Let we suppose a Brownian motion with inital value of W(0)=0,
and we look its possible realizations on time interval [0,T).
MY QUESTION:
What is the probability density function (with closed form) of local time related to a
given time (t) and value (x) (let we note it as L(x,t)) ?
The intuitive meaning of L(x,t): the probability density that the realization is "staying"
at point x for time lasting t.
I marked "staying" because Brownian motion continuous but non differentiating function, it does not stay but cross the points.

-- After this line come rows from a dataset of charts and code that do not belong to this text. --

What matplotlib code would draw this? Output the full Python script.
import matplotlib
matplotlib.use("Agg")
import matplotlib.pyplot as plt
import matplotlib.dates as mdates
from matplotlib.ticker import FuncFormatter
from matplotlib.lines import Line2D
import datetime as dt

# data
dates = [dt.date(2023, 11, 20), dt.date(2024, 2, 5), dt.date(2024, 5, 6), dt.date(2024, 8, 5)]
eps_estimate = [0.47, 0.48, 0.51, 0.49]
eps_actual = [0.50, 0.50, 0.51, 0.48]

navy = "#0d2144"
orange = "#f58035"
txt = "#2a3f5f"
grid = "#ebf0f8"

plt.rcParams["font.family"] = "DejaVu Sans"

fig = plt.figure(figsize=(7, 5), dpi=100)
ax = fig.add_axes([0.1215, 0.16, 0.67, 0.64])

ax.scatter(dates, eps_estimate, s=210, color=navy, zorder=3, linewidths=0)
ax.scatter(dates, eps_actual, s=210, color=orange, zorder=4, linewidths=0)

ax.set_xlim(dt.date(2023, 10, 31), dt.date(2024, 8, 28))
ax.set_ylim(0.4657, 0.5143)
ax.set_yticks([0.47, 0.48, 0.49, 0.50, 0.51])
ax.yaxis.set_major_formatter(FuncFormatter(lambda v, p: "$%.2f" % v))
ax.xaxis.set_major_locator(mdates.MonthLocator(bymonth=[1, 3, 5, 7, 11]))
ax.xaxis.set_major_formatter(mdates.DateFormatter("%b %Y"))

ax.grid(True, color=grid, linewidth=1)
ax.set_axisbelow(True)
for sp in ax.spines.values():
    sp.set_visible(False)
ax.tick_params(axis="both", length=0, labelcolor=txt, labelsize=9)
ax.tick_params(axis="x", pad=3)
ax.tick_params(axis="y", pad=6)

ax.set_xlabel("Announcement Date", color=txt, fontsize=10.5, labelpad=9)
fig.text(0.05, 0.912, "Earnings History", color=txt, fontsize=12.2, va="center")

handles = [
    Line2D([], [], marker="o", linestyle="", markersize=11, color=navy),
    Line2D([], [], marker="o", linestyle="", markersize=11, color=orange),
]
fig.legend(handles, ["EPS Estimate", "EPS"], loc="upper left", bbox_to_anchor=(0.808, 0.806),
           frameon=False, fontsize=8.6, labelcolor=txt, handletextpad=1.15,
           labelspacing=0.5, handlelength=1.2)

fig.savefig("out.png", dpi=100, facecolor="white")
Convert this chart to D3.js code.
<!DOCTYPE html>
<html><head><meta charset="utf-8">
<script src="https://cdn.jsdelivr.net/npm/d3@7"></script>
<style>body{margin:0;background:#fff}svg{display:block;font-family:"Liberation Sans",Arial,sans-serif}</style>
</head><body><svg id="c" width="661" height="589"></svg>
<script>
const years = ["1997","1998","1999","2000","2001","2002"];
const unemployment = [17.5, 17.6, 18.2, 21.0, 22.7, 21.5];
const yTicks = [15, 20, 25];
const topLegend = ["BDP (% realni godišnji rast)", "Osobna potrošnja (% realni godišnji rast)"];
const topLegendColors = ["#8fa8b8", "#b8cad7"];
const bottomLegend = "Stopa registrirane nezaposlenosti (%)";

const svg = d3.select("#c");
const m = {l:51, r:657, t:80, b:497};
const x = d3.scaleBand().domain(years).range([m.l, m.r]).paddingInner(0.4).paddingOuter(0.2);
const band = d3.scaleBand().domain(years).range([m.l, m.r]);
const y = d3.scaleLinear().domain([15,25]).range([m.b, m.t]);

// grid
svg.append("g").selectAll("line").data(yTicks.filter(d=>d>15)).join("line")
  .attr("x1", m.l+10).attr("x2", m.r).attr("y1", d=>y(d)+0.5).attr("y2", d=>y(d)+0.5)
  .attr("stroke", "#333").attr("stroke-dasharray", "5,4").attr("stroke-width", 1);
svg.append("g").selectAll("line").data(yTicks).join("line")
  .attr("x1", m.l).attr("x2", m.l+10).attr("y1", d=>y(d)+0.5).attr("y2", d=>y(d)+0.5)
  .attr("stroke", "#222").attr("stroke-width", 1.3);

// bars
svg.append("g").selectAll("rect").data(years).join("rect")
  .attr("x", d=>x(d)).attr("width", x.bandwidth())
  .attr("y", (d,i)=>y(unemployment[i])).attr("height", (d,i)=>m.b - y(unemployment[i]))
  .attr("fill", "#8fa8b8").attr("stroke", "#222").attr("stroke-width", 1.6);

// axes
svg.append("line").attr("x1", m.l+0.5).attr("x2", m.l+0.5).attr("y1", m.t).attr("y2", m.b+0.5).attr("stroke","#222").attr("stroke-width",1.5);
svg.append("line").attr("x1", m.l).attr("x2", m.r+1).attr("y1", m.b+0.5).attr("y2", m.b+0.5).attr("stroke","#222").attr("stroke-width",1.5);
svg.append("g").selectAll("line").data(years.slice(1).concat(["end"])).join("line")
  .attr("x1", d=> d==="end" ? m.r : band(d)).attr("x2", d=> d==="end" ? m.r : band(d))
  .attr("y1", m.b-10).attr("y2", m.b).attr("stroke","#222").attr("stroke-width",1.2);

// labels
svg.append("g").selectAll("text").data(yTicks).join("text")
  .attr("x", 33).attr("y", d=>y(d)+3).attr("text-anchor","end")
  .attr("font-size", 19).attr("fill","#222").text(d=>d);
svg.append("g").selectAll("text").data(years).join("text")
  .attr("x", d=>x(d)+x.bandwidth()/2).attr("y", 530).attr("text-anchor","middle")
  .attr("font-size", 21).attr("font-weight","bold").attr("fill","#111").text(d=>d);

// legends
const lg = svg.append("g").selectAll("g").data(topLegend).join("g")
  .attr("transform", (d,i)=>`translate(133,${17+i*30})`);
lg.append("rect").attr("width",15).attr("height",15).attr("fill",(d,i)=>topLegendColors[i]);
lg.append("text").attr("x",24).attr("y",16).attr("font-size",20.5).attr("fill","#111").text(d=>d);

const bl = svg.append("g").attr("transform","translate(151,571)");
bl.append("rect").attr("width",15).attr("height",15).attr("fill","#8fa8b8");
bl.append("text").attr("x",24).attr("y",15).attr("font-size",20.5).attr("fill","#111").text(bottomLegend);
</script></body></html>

There is no probability of a given point but there is a probability density of crossings the given point on interval [0,T).
Which can be computed as integral of Brownian motion with dirac delta (if I am not wrong).

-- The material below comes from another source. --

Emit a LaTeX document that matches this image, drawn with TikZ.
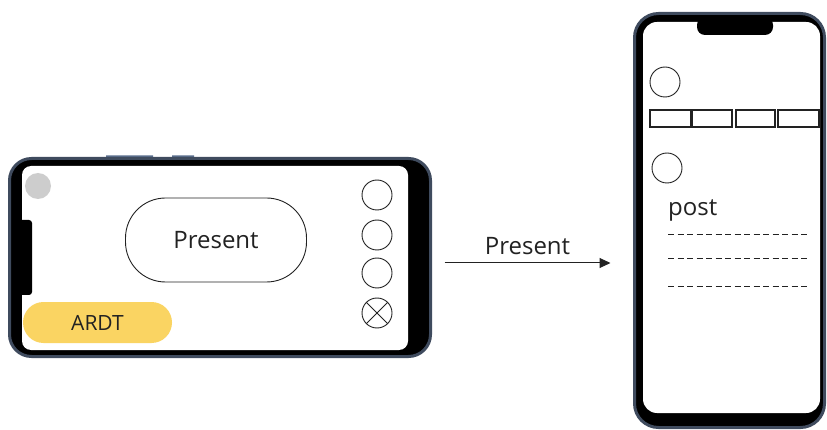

I simulated the process by Matlab and based on the results it seems for me, that pdf consist of two parts.
If we look L(t,x) as a slice at a given x (I mean we slice the 2 dimensional "joint" pdf at a given x)
we will get the "time profil" of L(x,t).
First part is a profound density for t=0 (meaning the possibility that it never cross x on interval [0,t)).
second part is similar to a half gaussian pdf (decreasing slope).
I have read articles related local time, but I did not find closed form representation of pdf of L(x,t)
but I am sure that there should be, because this is relative simple problem in SDE problem.
Maybe the first article of Levy in 1939 can have the formula (but I do not have read the article and I do not read French).
Thanks in advance.
Tomi
Best Answer
Another useful way to study local time is related to the very useful occupation formula (its meaning is obvious if you think a little bit): $\int_0^t g(W_s) ds = \int_{\mathbb R} g(x) L(x,t) dx $.
Putting $g(x) = e^{izx}$: $$ \int_{\mathbb R} e^{izx} L(x,t) dx = \int_0^t e^{iz W_s}ds. $$ Now the lhs is the Fourier transform of $L$; inverting it, we get $$ L(x,t) = \frac{1}{2\pi} \int_{\mathbb R} e^{-izx} \int_0^t e^{iz W_s} ds\\, dz = \frac{1}{2\pi} \int_{\mathbb R} \int_0^t e^{iz (W_s-x)} ds\\, dz. $$ From here one can e.g. more or less easily find the moments of $L$.